January wrap up – 21 days of self-care
It was more than I expected and the revelations were much more intense. So let’s take a look, shall we, at the three things I thought I needed to look at.
1. I am undisciplined enough to stick with a budget. It is always so interesting to me when I put something out there like this and commit to trying to stick with a budget what inevitably happens. The first, and most exciting result of this statement was that, in fact, I set up our money software and did, to my surprise, check it everyday and try to keep things in line. What was interesting is that we had next to no money come in. So it always amuses me when this happens. But the point really was to get the junk of never knowing out of my head and into a place of awareness.

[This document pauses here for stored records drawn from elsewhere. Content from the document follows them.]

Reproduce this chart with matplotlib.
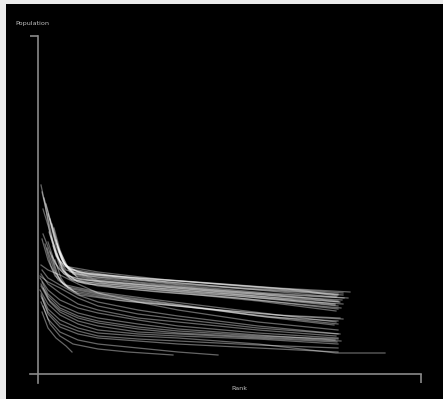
import numpy as np
import matplotlib
matplotlib.use("Agg")
import matplotlib.pyplot as plt

# rank / population curves (units ~ pixels from origin)
upper_curves = [
    [(3, 189), (7, 170), (12, 140), (18, 118), (26, 108), (60, 102), (120, 95), (200, 88), (300, 80)],
    [(4, 182), (9, 160), (15, 132), (22, 113), (32, 105), (70, 99), (130, 92), (210, 85), (305, 79)],
    [(6, 176), (12, 154), (18, 128), (26, 110), (40, 102), (80, 97), (140, 90), (220, 84), (298, 77)],
    [(8, 170), (14, 148), (21, 124), (30, 107), (45, 100), (90, 95), (150, 88), (230, 81), (310, 76)],
    [(5, 165), (12, 142), (19, 118), (28, 104), (50, 98), (100, 92), (160, 86), (240, 79), (300, 73)],
    [(10, 160), (16, 138), (23, 116), (32, 102), (55, 96), (110, 90), (170, 84), (250, 77), (302, 72)],
    [(12, 155), (18, 132), (25, 113), (35, 100), (60, 94), (115, 88), (180, 82), (250, 75), (297, 70)],
    [(14, 150), (20, 128), (27, 110), (38, 98), (65, 92), (120, 86), (190, 80), (260, 73), (305, 70)],
    [(16, 146), (22, 124), (29, 107), (40, 96), (70, 90), (130, 84), (200, 78), (270, 71), (300, 68)],
    [(5, 140), (12, 122), (20, 106), (32, 95), (60, 88), (120, 82), (200, 76), (260, 70), (303, 66)],
    [(11, 142), (18, 120), (26, 103), (37, 94), (75, 88), (140, 82), (210, 75), (300, 65)],
    [(13, 138), (20, 116), (28, 101), (40, 92), (80, 86), (150, 80), (220, 73), (298, 63)],
    [(4, 135), (10, 114), (17, 98), (28, 89), (60, 82), (120, 74), (200, 64), (298, 52)],
    [(7, 130), (13, 108), (20, 94), (30, 87), (65, 80), (130, 71), (210, 60), (300, 50)],
    [(9, 126), (16, 104), (23, 92), (34, 85), (70, 78), (140, 69), (220, 58), (296, 49)],
    [(12, 122), (18, 101), (25, 90), (36, 83), (75, 76), (150, 67), (230, 57), (300, 53)],
    [(14, 118), (20, 98), (27, 88), (39, 81), (80, 74), (160, 66), (240, 59), (302, 56)],
    [(17, 114), (23, 96), (30, 86), (42, 79), (85, 73), (170, 65), (250, 58), (305, 55)],
    [(18, 134), (24, 114), (31, 105), (47, 101), (90, 97), (160, 92), (240, 86), (312, 82)],
    [(19, 130), (26, 111), (34, 104), (52, 100), (100, 96), (170, 91), (250, 85), (305, 81)],
    [(20, 126), (27, 109), (36, 102), (56, 99), (110, 95), (180, 90), (260, 84), (300, 79)],
    [(21, 122), (28, 107), (38, 100), (60, 97), (120, 93), (190, 87), (270, 82), (299, 78)],
    [(15, 128), (22, 107), (30, 98), (44, 94), (90, 90), (160, 84), (240, 78), (304, 74)],
    [(17, 124), (24, 105), (32, 96), (46, 92), (95, 88), (165, 82), (245, 76), (301, 72)],
    [(19, 120), (25, 103), (34, 94), (48, 90), (100, 86), (170, 80), (250, 74), (297, 69)],
    [(10, 132), (17, 111), (26, 100), (41, 95), (85, 91), (150, 86), (230, 80), (306, 76)],
]

lower_curves = [
    [(3, 109), (10, 104), (22, 99), (40, 90), (60, 81), (100, 72), (140, 64), (220, 52), (300, 44)],
    [(4, 104), (10, 96), (22, 89), (40, 79), (60, 72), (100, 64), (140, 58), (220, 48), (302, 40)],
    [(3, 100), (10, 90), (22, 81), (40, 70), (60, 64), (100, 56), (140, 52), (220, 44), (298, 38)],
    [(2, 96), (10, 84), (22, 74), (40, 66), (60, 61), (100, 54), (140, 48), (220, 41), (300, 36)],
    [(4, 92), (10, 80), (22, 69), (40, 61), (60, 56), (100, 50), (140, 45), (220, 39), (297, 34)],
    [(3, 88), (10, 75), (22, 64), (40, 56), (60, 51), (100, 45), (140, 41), (220, 37), (303, 33)],
    [(2, 84), (10, 70), (22, 59), (40, 50), (60, 44), (100, 40), (140, 38), (220, 35), (300, 30)],
    [(3, 80), (10, 65), (22, 54), (40, 46), (60, 41), (100, 38), (140, 36), (220, 30), (298, 21), (347, 21)],
    [(4, 76), (10, 60), (22, 47), (40, 40), (60, 36), (100, 33), (140, 30), (220, 26), (300, 22)],
    [(3, 72), (10, 55), (22, 42), (40, 34), (60, 30), (100, 26), (140, 22), (180, 19)],
    [(5, 68), (12, 50), (22, 38), (35, 30), (60, 25), (90, 22), (135, 19)],
    [(4, 62), (10, 46), (18, 36), (28, 28), (34, 22)],
    [(2, 98), (10, 92), (22, 86), (40, 76), (60, 68), (100, 60), (140, 55), (220, 46), (300, 40)],
    [(3, 90), (10, 78), (22, 66), (40, 58), (60, 53), (100, 47), (140, 43), (220, 38), (300, 35)],
    [(5, 86), (12, 72), (22, 62), (40, 53), (60, 48), (100, 42), (140, 40), (220, 36), (299, 32)],
    [(3, 78), (10, 62), (22, 50), (40, 43), (60, 38), (100, 35), (140, 33), (220, 29), (300, 26)],
]

axis_color = '#8a8a8a'

fig = plt.figure(figsize=(4.43, 3.99), dpi=100)
fig.patch.set_facecolor('#ececec')
ax = fig.add_axes([6 / 443, 0, 437 / 443, 395 / 399])
ax.set_facecolor('black')

for curve in upper_curves + lower_curves:
    pts = np.array(curve)
    ax.plot(pts[:, 0], pts[:, 1], color='white', alpha=0.4, lw=0.9,
            solid_joinstyle='miter')

ax.set_xlim(-32, 405)
ax.set_ylim(-25, 370)

for s in ['top', 'right']:
    ax.spines[s].set_visible(False)
ax.spines['left'].set_position(('data', 0))
ax.spines['bottom'].set_position(('data', 0))
ax.spines['left'].set_bounds(-9, 338)
ax.spines['bottom'].set_bounds(-8, 383)
for s in ['left', 'bottom']:
    ax.spines[s].set_color(axis_color)
    ax.spines[s].set_linewidth(1.2)

ax.set_yticks([338])
ax.set_xticks([383])
ax.set_yticklabels([])
ax.set_xticklabels([])
ax.tick_params(axis='y', direction='out', length=5.8, width=1.2, color=axis_color)
ax.tick_params(axis='x', direction='out', length=6.5, width=1.2, color=axis_color)

fig.text(15 / 443, 1 - 23 / 399, 'Population', color='#c0c0c0', fontsize=4.6,
         ha='left', va='center')
fig.text(239 / 443, 1 - 388 / 399, 'Rank', color='#c0c0c0', fontsize=4.6,
         ha='center', va='center')

fig.savefig('out.png', dpi=100, facecolor=fig.get_facecolor())
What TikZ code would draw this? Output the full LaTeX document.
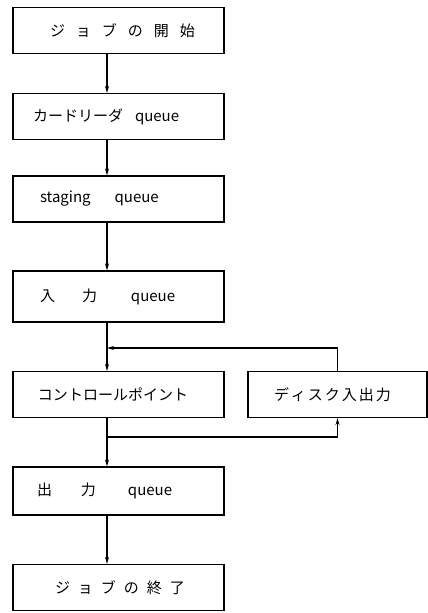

2. I am undisciplined enough to intentionally decide what I put into my mouth. Now this was a shocker. I was intending to just track what I was eating and try to exercise. What, in fact, came of this was something entirely different. I discovered I was treating food as my savior, my solace, my boredom fixer. I discovered that I was trying to make my food behave, and feeding my stomach when I had heart and head hunger. I discovered a much darker place inside of me than I had known existed before and it is a much bigger journey than I had ever imagined. I am taking the first steps and it is good…
3. I am undisciplined enough to attend to my spiritual life. This is a shedding of the scales of my cynicism. I am working on this.